Transcribe the data in full and exactly, omitting any pictures.
/---
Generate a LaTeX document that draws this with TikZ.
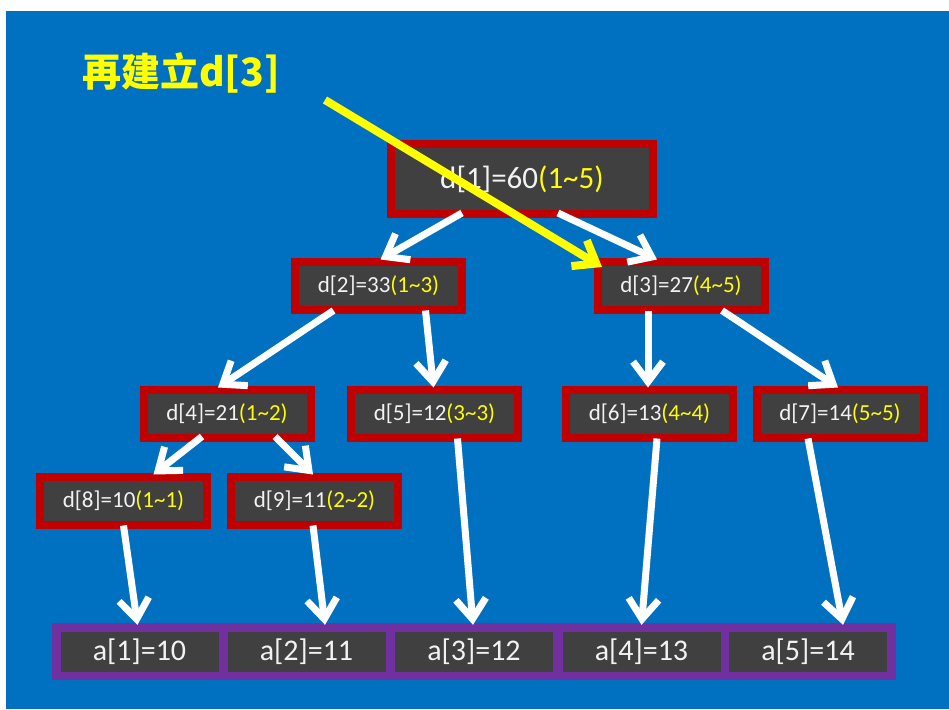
\documentclass[tikz,border=0pt]{standalone}
\usepackage{fontspec}
\setmainfont{Carlito}
\newfontfamily\cjk{Noto Sans CJK TC}
\usetikzlibrary{arrows.meta,calc}
\definecolor{bgblue}{HTML}{0070C0}
\definecolor{boxred}{HTML}{C00000}
\definecolor{dark}{HTML}{404040}
\definecolor{purp}{HTML}{7030A0}
\definecolor{ylw}{HTML}{FFFF00}
\definecolor{txt}{HTML}{F2F2F2}
\newcommand{\rng}[2]{\textcolor{ylw}{(#1\textasciitilde#2)}}
\begin{document}
\begin{tikzpicture}[x=1pt,y=-1pt,
  dbox/.style={draw=boxred, fill=dark, line width=8pt, inner sep=0pt,
    minimum width=167pt, minimum height=48pt, text=txt,
    font=\fontsize{23}{23}\selectfont},
  bigbox/.style={dbox, minimum width=262pt, minimum height=70pt,
    font=\fontsize{31}{31}\selectfont},
  cell/.style={fill=dark, inner sep=0pt, minimum width=158pt,
    minimum height=40pt, text=txt, font=\fontsize{30}{30}\selectfont},
  warr/.style={draw=white, line width=7pt,
    -{Straight Barb[length=20pt,width=30pt]}},
  yarr/.style={draw=ylw, line width=8pt,
    -{Straight Barb[length=20pt,width=30pt]}}]
\useasboundingbox (0,0) rectangle (949,709);
\fill[white] (0,0) rectangle (949,709);
\fill[bgblue] (6,11) rectangle (949,709);

\node[anchor=base west, text=ylw, inner sep=0pt,
  font=\cjk\bfseries\fontsize{39}{39}\selectfont] (title) at (82,86) {再建立d[3]};

\node[bigbox] (d1) at (522,179) {d[1]=60\rng{1}{5}};
\node[dbox] (d2) at (378.5,285.5) {d[2]=33\rng{1}{3}};
\node[dbox] (d3) at (681,285.5) {d[3]=27\rng{4}{5}};
\node[dbox] (d4) at (227,413.5) {d[4]=21\rng{1}{2}};
\node[dbox] (d5) at (434.5,413.5) {d[5]=12\rng{3}{3}};
\node[dbox] (d6) at (649.5,413.5) {d[6]=13\rng{4}{4}};
\node[dbox] (d7) at (840,413.5) {d[7]=14\rng{5}{5}};
\node[dbox] (d8) at (123.5,500.5) {d[8]=10\rng{1}{1}};
\node[dbox] (d9) at (314.5,500.5) {d[9]=11\rng{2}{2}};

\node[fill=purp, inner sep=0pt, minimum width=844pt, minimum height=57pt] (arr) at (474,651.5) {};
\node[cell] (a1) at (139.5,652) {a[1]=10};
\node[cell] (a2) at (306.5,652) {a[2]=11};
\node[cell] (a3) at (474,652) {a[3]=12};
\node[cell] (a4) at (641.5,652) {a[4]=13};
\node[cell] (a5) at (808,652) {a[5]=14};

\draw[warr] ($(d1.south)+(-60,-5)$) -- ($(d2.north)+(2,2)$);
\draw[warr] ($(d1.south)+(36,-5)$) -- ($(d3.north)+(-24,2)$);
\draw[warr] ($(d2.south)+(-45,-3)$) -- ($(d4.north)+(-9,2)$);
\draw[warr] ($(d2.south)+(47,-3)$) -- ($(d5.north)+(-1,2)$);
\draw[warr] ($(d3.south)+(-33,-3)$) -- ($(d6.north)+(-1.5,2)$);
\draw[warr] ($(d3.south)+(41,-3)$) -- ($(d7.north)+(-2,2)$);
\draw[warr] ($(d4.south)+(-25,-5)$) -- ($(d8.north)+(30,2)$);
\draw[warr] ($(d4.south)+(48,-5)$) -- ($(d9.north)+(-1.5,2)$);
\draw[warr] ($(d8.south)+(0,-3)$) -- ($(a1.north |- arr.north)+(-2,2)$);
\draw[warr] ($(d9.south)+(-1.5,-3)$) -- ($(a2.north |- arr.north)+(18.5,2)$);
\draw[warr] ($(d5.south)+(23,-3)$) -- ($(a3.north |- arr.north)+(-1,2)$);
\draw[warr] ($(d6.south)+(7.5,-3)$) -- ($(a4.north |- arr.north)+(0,2)$);
\draw[warr] ($(d7.south)+(-32,-3)$) -- ($(a5.north |- arr.north)+(35,2)$);

\coordinate (ys) at (325,100);
\coordinate (ye) at (602,267);
\draw[yarr] (ys) -- (ye);
\end{tikzpicture}
\end{document}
\---
**Task result:**
Generate a LaTeX document that draws this with TikZ.
\documentclass[tikz,border=0pt]{standalone}
\usepackage{fontspec}
\setmainfont{Carlito}
\newfontfamily\cjk{Noto Sans CJK TC}
\usetikzlibrary{arrows.meta,calc}
\definecolor{bgblue}{HTML}{0070C0}
\definecolor{boxred}{HTML}{C00000}
\definecolor{dark}{HTML}{404040}
\definecolor{purp}{HTML}{7030A0}
\definecolor{ylw}{HTML}{FFFF00}
\definecolor{txt}{HTML}{F2F2F2}
\newcommand{\rng}[2]{\textcolor{ylw}{(#1\textasciitilde#2)}}
\begin{document}
\begin{tikzpicture}[x=1pt,y=-1pt,
  dbox/.style={draw=boxred, fill=dark, line width=8pt, inner sep=0pt,
    minimum width=167pt, minimum height=48pt, text=txt,
    font=\fontsize{23}{23}\selectfont},
  bigbox/.style={dbox, minimum width=262pt, minimum height=70pt,
    font=\fontsize{31}{31}\selectfont},
  cell/.style={fill=dark, inner sep=0pt, minimum width=158pt,
    minimum height=40pt, text=txt, font=\fontsize{30}{30}\selectfont},
  warr/.style={draw=white, line width=7pt,
    -{Straight Barb[length=20pt,width=30pt]}},
  yarr/.style={draw=ylw, line width=8pt,
    -{Straight Barb[length=20pt,width=30pt]}}]
\useasboundingbox (0,0) rectangle (949,709);
\fill[white] (0,0) rectangle (949,709);
\fill[bgblue] (6,11) rectangle (949,709);

\node[anchor=base west, text=ylw, inner sep=0pt,
  font=\cjk\bfseries\fontsize{39}{39}\selectfont] (title) at (82,86) {再建立d[3]};

\node[bigbox] (d1) at (522,179) {d[1]=60\rng{1}{5}};
\node[dbox] (d2) at (378.5,285.5) {d[2]=33\rng{1}{3}};
\node[dbox] (d3) at (681,285.5) {d[3]=27\rng{4}{5}};
\node[dbox] (d4) at (227,413.5) {d[4]=21\rng{1}{2}};
\node[dbox] (d5) at (434.5,413.5) {d[5]=12\rng{3}{3}};
\node[dbox] (d6) at (649.5,413.5) {d[6]=13\rng{4}{4}};
\node[dbox] (d7) at (840,413.5) {d[7]=14\rng{5}{5}};
\node[dbox] (d8) at (123.5,500.5) {d[8]=10\rng{1}{1}};
\node[dbox] (d9) at (314.5,500.5) {d[9]=11\rng{2}{2}};

\node[fill=purp, inner sep=0pt, minimum width=844pt, minimum height=57pt] (arr) at (474,651.5) {};
\node[cell] (a1) at (139.5,652) {a[1]=10};
\node[cell] (a2) at (306.5,652) {a[2]=11};
\node[cell] (a3) at (474,652) {a[3]=12};
\node[cell] (a4) at (641.5,652) {a[4]=13};
\node[cell] (a5) at (808,652) {a[5]=14};

\draw[warr] ($(d1.south)+(-60,-5)$) -- ($(d2.north)+(2,2)$);
\draw[warr] ($(d1.south)+(36,-5)$) -- ($(d3.north)+(-24,2)$);
\draw[warr] ($(d2.south)+(-45,-3)$) -- ($(d4.north)+(-9,2)$);
\draw[warr] ($(d2.south)+(47,-3)$) -- ($(d5.north)+(-1,2)$);
\draw[warr] ($(d3.south)+(-33,-3)$) -- ($(d6.north)+(-1.5,2)$);
\draw[warr] ($(d3.south)+(41,-3)$) -- ($(d7.north)+(-2,2)$);
\draw[warr] ($(d4.south)+(-25,-5)$) -- ($(d8.north)+(30,2)$);
\draw[warr] ($(d4.south)+(48,-5)$) -- ($(d9.north)+(-1.5,2)$);
\draw[warr] ($(d8.south)+(0,-3)$) -- ($(a1.north |- arr.north)+(-2,2)$);
\draw[warr] ($(d9.south)+(-1.5,-3)$) -- ($(a2.north |- arr.north)+(18.5,2)$);
\draw[warr] ($(d5.south)+(23,-3)$) -- ($(a3.north |- arr.north)+(-1,2)$);
\draw[warr] ($(d6.south)+(7.5,-3)$) -- ($(a4.north |- arr.north)+(0,2)$);
\draw[warr] ($(d7.south)+(-32,-3)$) -- ($(a5.north |- arr.north)+(35,2)$);

\coordinate (ys) at (325,100);
\coordinate (ye) at (602,267);
\draw[yarr] (ys) -- (ye);
\end{tikzpicture}
\end{document}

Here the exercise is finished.